Peringati Hari Ibu, Begini Sejarah dan Perjalanannya

Selasa 21-12-2021,11:40 WIB
Reporter : Leni Indarti Hasyim
Editor : Leni Indarti Hasyim

Radarcirebon.com - Sejarah Hari Ibu tidak bisa dilepaskan dari Kongres Perempuan I yang dilaksanakan di Yogyakarta, pada 22 sampai 25 Desember 1928.

Kegiatan tersebut mengambil tempat di Pendopo Dalam Jayadipuran. Dalam pertemuan itu, sejumlah isu dibahas terutama yang bertema keperempuanan.

Susan Blackburn dalam Kongres Perempuan Pertama, Tinjauan Ulang (2007) menyebutkan bahwa kegiatan dihadiri sejumlah organisasi perempuan.

Mulai dari Boedi Oetomo, PNI, Pemuda Indonesia, PSI, Walfadjri, Jong Java, Jong Madura, Muhammadiyah dan Jong Islamieten Bond.

Sekitar 600 perempuan hadir dan menyuarakan sejumlah isu. Mulai dari pernikahan dini, perkawinan paksa, perceraian sewenang-wenang, hingga masalah lainnya.

Djami dari Darmo Laksmi bahkan membacakan pidato berjudul Iboe. Dia menceritakan bagaimana kaum perempuan dianggap rendah.

Pada masa kolonial, kaum hawa memang dianggap lebih rendah dari laki-laki. Sehingga sangat lekat dengan urusan dapur.

Mereka juga kurang diberikan akses terhadap pendidikan dan tidak pernah ada kesetaraan dengan laki-laki dalam hal apapun.

“Tak seorang akan termasyhur kepandaian dan pengetahuannya yang ibunya atau perempuannya bukan seorang perempuan yang tinggi juga pengetahuan dan budinya,” katanya.

Dalam helatan itu, organisasi perempuan berubah menjadi Perserikatan Perempuan Indonesia.

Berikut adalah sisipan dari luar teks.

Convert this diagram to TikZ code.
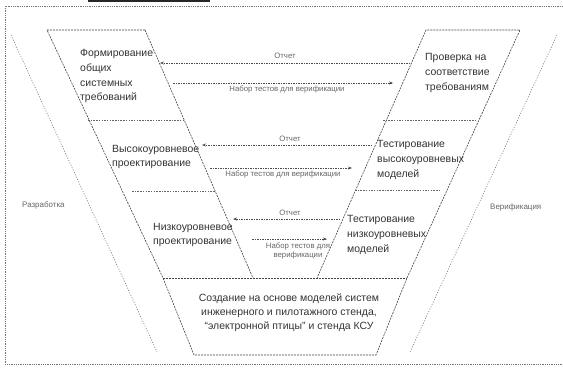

Kemudian pada tahun 1929 berubah lagi menjadi Perserikatan Perhimpunan Istri Indonesia.

Slamet Muljana dalam Kesadaran Nasional: Dari Kolonialisme sampai Kemerdekaan (2008), setelah kongres itu, gerakan nasional bahkan telah diakui menjadi pergerakan nasional.

Semua sepakat bahwa perempuan juga wajib turut memperjuangkan harkat dan martabat Indonesia.

Menurut Slamet Muljana, penyelenggara kongres ini berasal dari bermacam etnis dan agama di Indonesia.

Organisasi-organisasi yang terlibat dalam penyelenggaraan itu antara lain: Wanita Utomo, Putri Indonesia, Wanita Katolik, Aisyah, Wanita Mulyo, perempuan-perempuan Sarekat Islam, perempuan-perempuan Jong Java, Jong Islamten Bond, dan Wanita Taman Siswa.

Pasca kemerdekaan, kongres ini masih dianggap penting eksistensinya. Bahkan Presiden RI, Soekarno sangat menaruh perhatian.